For the weekly payroll entries, I reviewed the entries made to Quick Books in the first three months of the year. Following the logic behind these entries, I pulled the Payroll Registers for April and wrote the appropriate journal entries to record payroll, employer payroll taxes, and various employee deductions. I set up a template in Excel that I could use each week to drop in the numbers off the Payroll Register and key into Quick Books.

 

To ensure that the journal entries I made that affected the two bank accounts (Depository and Payroll accounts) were correct, I reconciled these bank accounts each month. There were various charges to the depository account that needed to be recorded in Quick Books, such as bank fees, interest and payments on loans, and other direct debits.
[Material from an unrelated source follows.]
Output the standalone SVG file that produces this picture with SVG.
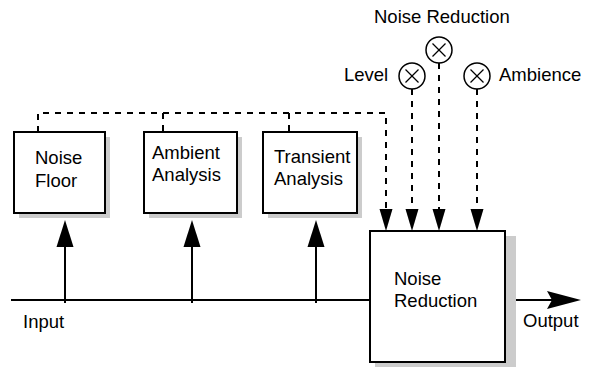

I set up standard journal entries to accomplish this task each month.

 

Since the facility was on the accrual method of accounting, I wrote standard monthly journal entries to accrue rent, accounting fees, income taxes, and other expenses that affected the month’s results, but would not be paid until a subsequent month. I also wrote monthly entries to depreciate the Fixed Assets on the books.

 

Each month, I recorded sales, payroll, and other expenses. Invoices paid through the Accounts Payable system had already been recorded in Quick Books. I closed each month and issued Profit and Loss Statements to management. It was the first time since the prior General Manager was terminated that management knew the profitability of its operations.

 

When the year was closed, I trained the Bookkeeper to record sales, accounts receivable and customer deposit activity through the Daily Cash Sheet. I also showed her how to complete the standard payroll entries from the data contained in the Payroll Register, and to record the monthly inventories. My job going forward was to reconcile the bank accounts and various balance sheet accounts to ensure they were correct, book accruals as needed, and to issue the financial statements to management.